A Natural Red Blossoms

The infamous Red Dye No. 2 panic in the 1970s helped fuel an ongoing quest for stable natural red food colorings. Now, researchers are reporting that a newly discovered compound found in the nectar of two extremely rare flowers could become a valuable addition to the natural reds stable.

Vividly hued nectars themselves are rare: Only about 70 flowering plants have colored nectars, says Adrian Hegeman, professor at the College of Food, Agricultural and Natural Resource Sciences at the University of Minnesota and part of the team researching colored nectars.

“Somebody had mentioned this plant [Nesocodon mauritianus from Mauritius] in the conservatory on campus and had noted that it had this sort of blood red–colored nectar, which is really unusual for plant nectars,” says Hegeman.

When the flower of N. mauritianus is developing and begins to open, the nectar starts out as yellow, changes to orange, and then turns red as the anther and the pollen ripen, explains Hegeman. The researchers used a mass spectrometer to analyze a sample from the university’s N. mauritianus plant and found that the nectar’s color compound was previously unidentified; they discovered a new alkaloid, nesocodin, which is responsible for the red pigment. The researchers then examined nectar from the related Jaltomata herrerae plant as a comparison and determined that this red-nectared flower also contains nesocodin.

“We knew right away that this was something completely different from what we were expecting, and there aren’t a lot of red alkaloids out there,” Hegeman says. The team’s research was recently published in Proceedings of the National Academy of Sciences, and the researchers have received a $1.3 million grant from the National Science Foundation (NSF) to continue their work with colored nectars.

Colored nectars usually are pollinated by vertebrates, such as the day gecko that is believed to pollinate N. mauritianus. When the nectar is colored, it’s possible that the animal can see from a distance if the flower has any nectar that will make the trip to get it worth the energy—what ecologists call an honest reward signal. “There might be some advantage to the flower to be able to advertise that yes, I’ve got a reward for you here,” says Hegeman.

Better Stability

Many of the natural red pigments currently in use, such as anthocyanins, have terrible stability because they are easily oxidized and are sensitive to pH levels, says Hegeman. After the pH rises higher than about 8, they lose their red and change into what Hegeman describes as a “yucky greenish color.”
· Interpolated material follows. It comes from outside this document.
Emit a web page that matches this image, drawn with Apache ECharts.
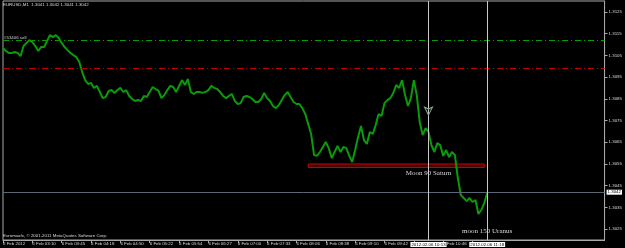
<!DOCTYPE html>
<html>
<head>
<meta charset="UTF-8">
<title>EURUSD M1</title>
<style>
html, body { margin: 0; padding: 0; background: #000; }
#main { width: 625px; height: 248px; }
</style>
</head>
<body>
<div id="main"></div>
<script src="https://cdn.jsdelivr.net/npm/echarts@6/dist/echarts.min.js"></script>
<script>
// time labels, one every 10 samples (hidden ones under the vline boxes left blank)
var tickLabels = ['6 Feb 2012', '6 Feb 03:10', '6 Feb 03:45', '6 Feb 04:18', '6 Feb 04:50',
    '6 Feb 05:22', '6 Feb 05:54', '6 Feb 06:27', '6 Feb 07:00', '6 Feb 07:33', '6 Feb 08:06',
    '6 Feb 08:38', '6 Feb 09:10', '6 Feb 09:42', '', '6 Feb 10:46', ''];
var sampleCount = 206;

// close prices sampled every 3 bars
var prices = [
    1.31084, 1.31070, 1.31061, 1.31061, 1.31065, 1.31061, 1.31047, 1.31093, 1.31107, 1.31120,
    1.31111, 1.31093, 1.31070, 1.31088, 1.31088, 1.31116, 1.31143, 1.31134, 1.31143, 1.31130,
    1.31107, 1.31088, 1.31074, 1.31061, 1.31051, 1.31042, 1.31019, 1.30973, 1.30936, 1.30918,
    1.30923, 1.30900, 1.30909, 1.30881, 1.30853, 1.30858, 1.30886, 1.30890, 1.30877, 1.30890,
    1.30900, 1.30881, 1.30890, 1.30863, 1.30849, 1.30840, 1.30844, 1.30840, 1.30863, 1.30858,
    1.30881, 1.30904, 1.30895, 1.30886, 1.30853, 1.30867, 1.30890, 1.30909, 1.30904, 1.30881,
    1.30909, 1.30936, 1.30913, 1.30941, 1.30881, 1.30872, 1.30881, 1.30881, 1.30877, 1.30881,
    1.30890, 1.30909, 1.30900, 1.30895, 1.30881, 1.30863, 1.30853, 1.30863, 1.30872, 1.30840,
    1.30826, 1.30830, 1.30858, 1.30863, 1.30858, 1.30849, 1.30835, 1.30835, 1.30849, 1.30877,
    1.30853, 1.30840, 1.30817, 1.30807, 1.30821, 1.30844, 1.30867, 1.30881, 1.30858, 1.30835,
    1.30826, 1.30826, 1.30807, 1.30780, 1.30734, 1.30688, 1.30591, 1.30587, 1.30605, 1.30628,
    1.30651, 1.30623, 1.30577, 1.30605, 1.30633, 1.30605, 1.30628, 1.30623, 1.30587, 1.30559,
    1.30614, 1.30674, 1.30725, 1.30660, 1.30642, 1.30697, 1.30688, 1.30729, 1.30780, 1.30771,
    1.30830, 1.30844, 1.30853, 1.30877, 1.30913, 1.30900, 1.30936, 1.30867, 1.30817, 1.30853,
    1.30936, 1.30867, 1.30743, 1.30683, 1.30715, 1.30697, 1.30637, 1.30605, 1.30646, 1.30637,
    1.30587, 1.30614, 1.30582, 1.30605, 1.30591, 1.30485, 1.30407, 1.30393, 1.30379, 1.30393,
    1.30375, 1.30384, 1.30320, 1.30338, 1.30370, 1.30416
];

var priceTicks = [1.3025, 1.3035, 1.3045, 1.3055, 1.3065, 1.3075, 1.3085, 1.3095, 1.3105, 1.3115, 1.3125];

var sellLevel = 1.31118;   // green dash-dot
var redLevel = 1.30990;    // red dash-dot
var lastPrice = 1.3042;
var zoneTop = 1.30550, zoneBottom = 1.30534;
var zoneFrom = 104, zoneTo = 164;
var vlines = [{ idx: 145, text: '2012.02.06 10:13' }, { idx: 165, text: '2012.02.06 11:18' }];
var notes = [{ idx: 145, price: 1.30509, text: 'Moon 90 Saturn' }, { idx: 165, price: 1.30241, text: 'moon 150 Uranus' }];
var arrowAt = { idx: 145, price: 1.30775 };

var categories = [];
for (var i = 0; i < sampleCount; i++) categories.push(String(i));

var small = { fontSize: 4.4, fontFamily: 'Liberation Sans', color: '#d8d8d8' };

var chart = echarts.init(document.getElementById('main'), null, { renderer: 'canvas' });

var markLines = [
    {
        yAxis: sellLevel,
        lineStyle: { color: '#00a000', type: [6, 3, 1, 3], width: 1 },
        label: { show: true, position: 'insideStartTop', distance: 1, formatter: '#53406 sell',
            fontSize: 4.4, fontFamily: 'Liberation Sans', color: '#cfcfcf' }
    },
    {
        yAxis: redLevel,
        lineStyle: { color: '#c00000', type: [6, 3, 1, 3], width: 1 },
        label: { show: false }
    },
    {
        yAxis: lastPrice,
        lineStyle: { color: '#5c6878', type: 'solid', width: 1 },
        label: { show: true, position: 'end', distance: 2, formatter: '1.3042',
            fontSize: 4.4, fontFamily: 'Liberation Sans', color: '#000',
            backgroundColor: '#fff', padding: [1, 1, 0, 1] }
    }
];
vlines.forEach(function (v) {
    markLines.push({
        xAxis: v.idx,
        lineStyle: { color: '#c8c8c8', type: 'solid', width: 1 },
        label: { show: true, position: 'start', distance: 2, formatter: v.text,
            fontSize: 4.4, fontFamily: 'Liberation Sans', color: '#000',
            backgroundColor: '#fff', padding: [1, 1, 0, 1] }
    });
});

var markPoints = notes.map(function (n) {
    return {
        coord: [n.idx, n.price], symbol: 'circle', symbolSize: 0.1,
        label: { show: true, position: 'inside', formatter: n.text,
            fontSize: 7, fontFamily: 'Liberation Serif', color: '#d8d8d8' }
    };
});
markPoints.push({
    coord: [arrowAt.idx, arrowAt.price], symbol: 'arrow', symbolRotate: 180, symbolSize: [6, 8],
    itemStyle: { color: 'rgba(0,0,0,0)', borderColor: '#8fb08f', borderWidth: 1 },
    label: { show: false }
});

var option = {
    backgroundColor: '#000',
    animation: false,
    grid: { left: 1, right: 18, top: 1, bottom: 8, show: true, borderColor: '#a8a8a8', borderWidth: 1 },
    xAxis: {
        type: 'category',
        data: categories,
        boundaryGap: false,
        axisLine: { show: true, lineStyle: { color: '#a8a8a8' } },
        axisTick: {
            show: true, length: 3, lineStyle: { color: '#a8a8a8' },
            interval: function (idx) { return idx % 10 === 0 && idx <= 160; }
        },
        axisLabel: Object.assign({
            align: 'left', margin: 2,
            interval: function (idx) { return idx % 10 === 0 && !!tickLabels[idx / 10]; },
            formatter: function (v, idx) { return tickLabels[idx / 10] || ''; }
        }, small),
        splitLine: { show: false }
    },
    yAxis: {
        type: 'value',
        position: 'right',
        min: 1.3020,
        max: 1.3130,
        axisLine: { show: true, lineStyle: { color: '#a8a8a8' } },
        axisTick: { show: true, length: 3, customValues: priceTicks, lineStyle: { color: '#a8a8a8' } },
        axisLabel: Object.assign({
            margin: 4, customValues: priceTicks,
            formatter: function (v) { return v.toFixed(4); }
        }, small),
        splitLine: { show: false }
    },
    series: [{
        type: 'line',
        data: prices,
        showSymbol: false,
        lineStyle: { color: '#0a9a0a', width: 2 },
        z: 3,
        markArea: {
            silent: true,
            itemStyle: { color: 'rgba(110,0,0,0.6)', borderColor: '#d00000', borderWidth: 1 },
            data: [[{ coord: [zoneFrom, zoneTop] }, { coord: [zoneTo, zoneBottom] }]]
        },
        markLine: { silent: true, precision: 6, symbol: ['none', 'none'], data: markLines },
        markPoint: { silent: true, data: markPoints }
    }],
    graphic: [
        { type: 'text', left: 3, top: 3, style: { text: 'EURUSD,M1  1.3041 1.3042 1.3041 1.3042', fill: '#d8d8d8',
            fontSize: 4.4, fontFamily: 'Liberation Sans' } },
        { type: 'text', left: 3, top: 234, style: { text: 'Euromaxfx, \u00a9 2001-2011 MetaQuotes Software Corp.', fill: '#d8d8d8',
            fontSize: 4.4, fontFamily: 'Liberation Sans' } }
    ]
};

chart.setOption(option);
</script>
</body>
</html>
“For any natural color, there’s going to be a suite of reactivities and conditions where it’s stable or maintains its color,” he says.

The researchers are excited about the red from nectar in the two rare plants because it appears to stabilize in the 8 to 10 pH range, which means it’s much more stable than some other natural colorants. It also has less of a “yuck factor” than food colorants like carmine, which is derived from cochineal insects, says Hegeman. “People might actually appreciate it as something coming from nectar, which is more appealing,” he observes.

The NSF grant will enable researchers to perform further work in important areas like nectar toxicology. They have been assuming the nectar’s red color compound isn’t toxic to humans simply because it doesn’t seem to be poisonous to geckos or hummingbirds, the latter of which is particularly sensitive to toxicity, says Hegeman.

The University of Minnesota has applied for a patent for synthesis of the compound, but even at this early stage, there’s been a lot of interest in the findings because it’s a natural colorant, says Hegeman. And red may just be the beginning for colored nectars: The researchers are looking into plants “that have pretty amazing ranges of colors,” says Hegeman, including yellows, rusts, blues, greens, and one that is almost a charcoal black.

“It’s clear there’s this really interesting place to explore in nectar,” says Hegeman, “especially when you see the creation of the coloration that’s involved in signaling events between pollinator and plant.”